Zu den großen Würfen der vergangenen Legislaturperiode zählt Rösiger, dass der Unterhaltsvorschuss nicht mehr auf drei Jahre befristet ist. Seit Juli 2017 erhalten Alleinerziehende für Kinder bis zum 18. Lebensjahr Vorschuss, wenn Väter nicht oder nicht ausreichend zum Unterhalt beitragen. Dieser liegt je nach Alter des Kindes zwischen 154 und 273 Euro. Mit dem Vorschuss entfalle allerdings das Wohngeld – und damit auch der Anspruch auf den Kinderzuschlag von bis zu 170 Euro und auf das Bildungsteilhabepaket, mit dem bedürftige Familien Lernmittel, das Schulessen, eine vereinsmitgliedschaft oder auch Nachhilfe bezahlen können, kritisiert Rösiger. „Nötig sind andere Anrechnungsmöglichkeiten.“

Nicht alle profitieren von Kindergelderhöhung

Eine andere Anrechnung ist aus ihrer Sicht auch beim Kindergeld erforderlich. Die geplante Erhöhung um 10 Euro pro Kind und Monat von Juli 2019 an und weitere 15 Euro ab 2021 sei wichtig für Familien. Bei den Alleinerziehenden komme davon aber wenig an, sagt sie. Die Hälfte der Erhöhung können gegebenenfalls Väter vom Unterhalt abziehen. Bei Hartz IV-Empfängerinnen wird die ganze Erhöhung verrechnet.

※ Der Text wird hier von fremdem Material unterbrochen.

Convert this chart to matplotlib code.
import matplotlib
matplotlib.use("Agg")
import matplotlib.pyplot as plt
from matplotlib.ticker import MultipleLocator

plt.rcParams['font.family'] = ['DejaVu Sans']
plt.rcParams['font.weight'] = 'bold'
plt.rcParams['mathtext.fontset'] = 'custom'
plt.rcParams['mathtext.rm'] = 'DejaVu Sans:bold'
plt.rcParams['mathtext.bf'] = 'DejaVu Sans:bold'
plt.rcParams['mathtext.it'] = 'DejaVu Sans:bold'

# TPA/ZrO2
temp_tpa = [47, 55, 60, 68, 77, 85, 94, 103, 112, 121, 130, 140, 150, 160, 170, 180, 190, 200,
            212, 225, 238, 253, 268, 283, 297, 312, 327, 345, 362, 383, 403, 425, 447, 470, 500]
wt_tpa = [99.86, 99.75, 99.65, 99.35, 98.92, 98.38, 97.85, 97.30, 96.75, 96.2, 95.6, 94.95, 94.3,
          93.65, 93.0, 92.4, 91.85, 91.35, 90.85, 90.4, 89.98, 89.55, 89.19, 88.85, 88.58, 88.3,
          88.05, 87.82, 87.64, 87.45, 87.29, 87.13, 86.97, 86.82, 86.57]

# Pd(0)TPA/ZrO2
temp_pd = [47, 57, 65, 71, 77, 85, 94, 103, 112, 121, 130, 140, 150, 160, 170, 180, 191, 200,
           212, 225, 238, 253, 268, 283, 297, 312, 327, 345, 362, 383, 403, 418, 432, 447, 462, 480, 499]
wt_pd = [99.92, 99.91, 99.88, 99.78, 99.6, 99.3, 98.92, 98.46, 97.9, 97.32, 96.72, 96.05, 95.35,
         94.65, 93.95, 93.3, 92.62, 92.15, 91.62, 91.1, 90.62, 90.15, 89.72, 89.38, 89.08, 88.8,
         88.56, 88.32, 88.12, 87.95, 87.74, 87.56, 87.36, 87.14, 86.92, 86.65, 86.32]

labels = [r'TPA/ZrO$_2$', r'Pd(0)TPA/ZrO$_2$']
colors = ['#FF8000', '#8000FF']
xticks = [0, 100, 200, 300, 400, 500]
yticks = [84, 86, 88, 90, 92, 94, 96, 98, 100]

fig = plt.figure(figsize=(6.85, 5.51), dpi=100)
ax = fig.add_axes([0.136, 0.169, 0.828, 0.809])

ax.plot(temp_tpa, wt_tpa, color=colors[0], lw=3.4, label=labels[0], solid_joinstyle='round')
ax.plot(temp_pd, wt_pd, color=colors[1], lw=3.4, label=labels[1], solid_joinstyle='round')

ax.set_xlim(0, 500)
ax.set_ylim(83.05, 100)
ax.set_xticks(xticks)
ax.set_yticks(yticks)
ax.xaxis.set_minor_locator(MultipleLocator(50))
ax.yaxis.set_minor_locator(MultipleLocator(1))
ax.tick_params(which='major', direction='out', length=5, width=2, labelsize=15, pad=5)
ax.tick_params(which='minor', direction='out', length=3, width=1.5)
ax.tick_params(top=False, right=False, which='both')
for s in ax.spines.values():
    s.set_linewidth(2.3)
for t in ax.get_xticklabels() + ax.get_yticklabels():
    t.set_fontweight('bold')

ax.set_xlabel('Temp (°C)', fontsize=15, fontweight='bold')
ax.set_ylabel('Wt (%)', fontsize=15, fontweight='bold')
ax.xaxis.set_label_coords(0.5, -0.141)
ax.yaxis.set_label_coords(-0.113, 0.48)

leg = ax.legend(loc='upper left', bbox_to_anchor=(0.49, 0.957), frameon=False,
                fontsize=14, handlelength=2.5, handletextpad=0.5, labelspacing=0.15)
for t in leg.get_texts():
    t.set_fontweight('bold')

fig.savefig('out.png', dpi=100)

Auch die Nachbesserungen bei der Mütterrente gehen Rösiger nicht weit genug. Mütter und Väter, die wegen der Kindererziehung in den ersten drei Jahren nicht erwerbstätig waren, müssten für jedes Kind drei Punkte erhalten, unabhängig von der Gesamtkinderzahl und dem Geburtsjahr der Kinder, sagt sie. Das brächte ihnen pro Kind und Betreuungsjahr eine monatliche Rentenerhöhung von etwa 30 Euro und wäre ein Beitrag, um Altersarmut zu verringern.

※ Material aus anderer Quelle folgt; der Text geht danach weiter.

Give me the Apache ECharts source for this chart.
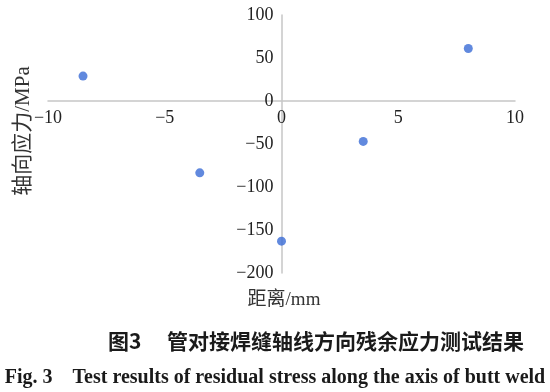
<!DOCTYPE html>
<html><head><meta charset="utf-8">
<script src="https://cdn.jsdelivr.net/npm/echarts@6/dist/echarts.min.js"></script>
<style>html,body{margin:0;padding:0;background:#fff}#c{width:550px;height:392px}</style>
</head><body><div id="c"></div>
<script>
var xValues = [-8.5, -3.5, 0, 3.5, 8.0];
var yValues = [29, -83.5, -163, -47, 61];
var xTicks = [-10, -5, 0, 5, 10];
var yTicks = [-200, -150, -100, -50, 0, 50, 100];
var xTitle = '距离/mm';
var yTitle = '轴向应力/MPa';
var captionCN = '图3 　管对接焊缝轴线方向残余应力测试结果';
var captionEN = 'Fig. 3    Test results of residual stress along the axis of butt weld';

var serif = "'Liberation Serif','Noto Sans CJK SC',serif";
var G = {left:48,right:35,top:15,bottom:119,W:550,H:392};
var gw = G.W-G.left-G.right, gh = G.H-G.top-G.bottom;
var xMin = xTicks[0], xMax = xTicks[xTicks.length-1];
var yMin = yTicks[0], yMax = yTicks[yTicks.length-1];
// shift axes so they cross at the origin, like the reference
var yOff = -gw*(0-xMin)/(xMax-xMin);
var xOff = -gh*(0-yMin)/(yMax-yMin);
var chart = echarts.init(document.getElementById('c'), null, {renderer:'canvas'});
function fmt(v){ return String(v).replace('-', '\u2212'); }
chart.setOption({
  animation:false,
  grid:{left:G.left,right:G.right,top:G.top,bottom:G.bottom},
  xAxis:{type:'value',min:xMin,max:xMax,interval:5,offset:xOff,
    axisLine:{onZero:false,lineStyle:{color:'#c6c6c6',width:1.5}},
    axisTick:{show:false},splitLine:{show:false},
    axisLabel:{margin:8,fontFamily:serif,fontSize:18,color:'#222',formatter:fmt}},
  yAxis:{type:'value',min:yMin,max:yMax,interval:50,offset:yOff,
    axisLine:{show:true,onZero:false,lineStyle:{color:'#c6c6c6',width:1.5}},
    axisTick:{show:false},splitLine:{show:false},
    axisLabel:{margin:8,fontFamily:serif,fontSize:18,color:'#222',formatter:fmt}},
  series:[{type:'scatter',symbolSize:9,itemStyle:{color:'#3a6cd6'},z:5,
    data:xValues.map(function(x,i){return [x,yValues[i]];})}],
  graphic:[
    {type:'text',x:23,y:131,rotation:Math.PI/2,style:{text:yTitle,font:"21px "+serif,fill:'#333',align:'center',verticalAlign:'middle'}},
    {type:'text',x:284,y:300,style:{text:xTitle,font:"19px "+serif,fill:'#333',align:'center',verticalAlign:'middle'}},
    {type:'text',x:316,y:341,style:{text:captionCN,font:"bold 21px 'Noto Sans CJK SC',sans-serif",fill:'#1a1a1a',align:'center',verticalAlign:'middle'}},
    {type:'text',x:275,y:378,style:{text:captionEN,font:"bold 20px 'Liberation Serif',serif",fill:'#1a1a1a',align:'center',verticalAlign:'middle'}}
  ]
});
</script></body></html>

Einiges wäre schon erreicht, wenn der bürokratische Aufwand für Alleinerziehende abnähme, sagt Rösiger. Manche seien damit überfordert und nutzten teilweise Angebote wie etwa das Bildungsteilhabepaket gar nicht. Dass dieses künftig auch Lernförderung ermöglicht, wenn die Versetzung von Kindern nicht unmittelbar gefährdet ist, sei eine gute Entscheidung, reiche aber nicht. Nötig wäre aus ihrer Sicht eine Grundsicherung für jedes Kind statt vieler Einzelleistungen. Das sieht auch Jörg Dräger, Vorstandsmitglied der Bertelsmann-Stiftung, die die Studie der Ruhr-Universität in Auftrag gegeben hat. Bund, Länder und Kommunen müssten gemeinsam handeln, „damit finanzielle Leistungen und Unterstützungsangebote tatsächlich dort ankommen, wo sie am nötigsten gebraucht werden“.